Counterfeiting became a flourishing activity early in the nineteenth century because of the proliferation of banks issuing their own bank notes. England was one country that did not spare the rod in handing out justice to counterfeiters. Between 1805 and 1818 the Bank of England successfully brought 501 counterfeiters to the bar of justice, and 207 met their fate at the gallows. Not only was it illegal to counterfeit money but having a forged note in one’s possession was illegal and ignorance was no defense. A public outcry rose up against savage sentences meted out to people who accidentally came into possession of forged notes. In 1819 the Society of the Arts, concerned about the hanging of innocent people, published its Report on the Mode of Preventing the Forgery of Bank Notes. The report found fault with the Bank of England for issuing bank notes too easily counterfeited, and proposed a distinct set of copper plates and employment of highly skilled artists to design notes and engrave plates.
The sight of two women hanged for passing forged notes led George Cruikshank, cartoonist and political satirist, to produce an antihanging note: His “Bank Restriction Note” bore an image of Britannia with a skull instead of a head against a background of despairing figures and highlighting 11 individuals hanging from scaffolds. The note also bore the signature of Jack Ketch, a notorious public hangman. Cruikshank’s note sparked riots in London, and the government appointed a royal commission to find ways of producing notes that could not be imitated. England turned to the American firm of Murray, Draper, Fairman & Company, which had revolutionized bank-note printing using a siderographic transfer process and highly complicated background patterns. The siderographic process facilitates the exact duplication of engraved steel plates by using alternating hardened and softened steel cylinders to pass on imprints. An employee, Jacob Perkins, inventor of these processes, offered his services to the Bank of England, won a contract, and the firm of Perkins Bacon became the premier producer of postage stamps and paper money worldwide during the nineteenth century.
Counterfeiting is sometimes a state-sponsored activity, with the object of producing confusion and social unrest in enemy countries. The Bank of England counterfeited vast numbers of assignats, the famous French paper money of the French Revolution that touched off a wave of hyperinflation. One of the largest counterfeiting schemes in history was Operation Bernhard, the code name for Nazi Germany’s vast program for counterfeiting Bank of England notes. Apparently the Soviet Union also resorted to counterfeiting as a weapon in the arsenal of revolution.
Thanks to an international conference held in Geneva in 1929 counterfeiting laws are relatively uniform among various countries. Counterfeiting either domestic currency or foreign currency is illegal, and counterfeiters are subject to extradition. Printing counterfeit money is invariably a felony offense drawing a prison sentence, but incidental offenses, such as owning counterfeiting equipment or possessing counterfeit money, usually draw lesser sentences.

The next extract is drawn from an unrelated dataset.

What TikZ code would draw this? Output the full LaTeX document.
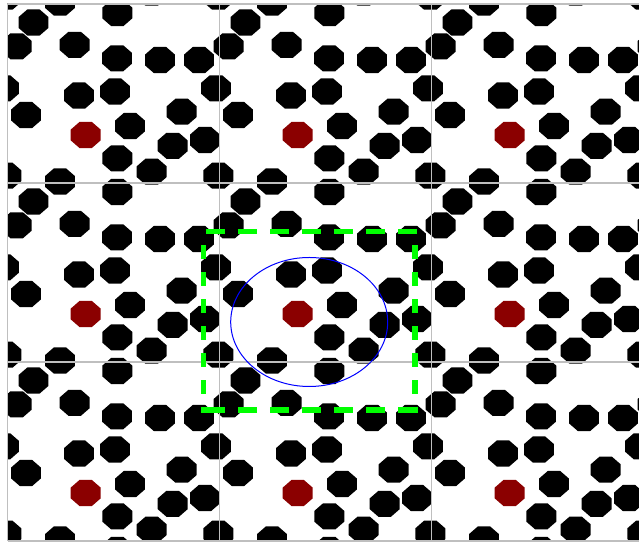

The development of high-quality color copying machines and sophisticated offset printing operations has complicated the problem of combating counterfeiters. The United States now impresses a thin polyester thread into its federal reserve notes. The thread runs vertically to the left of the Federal Reserve seal, and can be seen when the note is held up to a light. The notes also have the words “United States of America” microprinted in letters that can only be read with magnification. Despite these innovations, counterfeiting remains a major problem in the United States.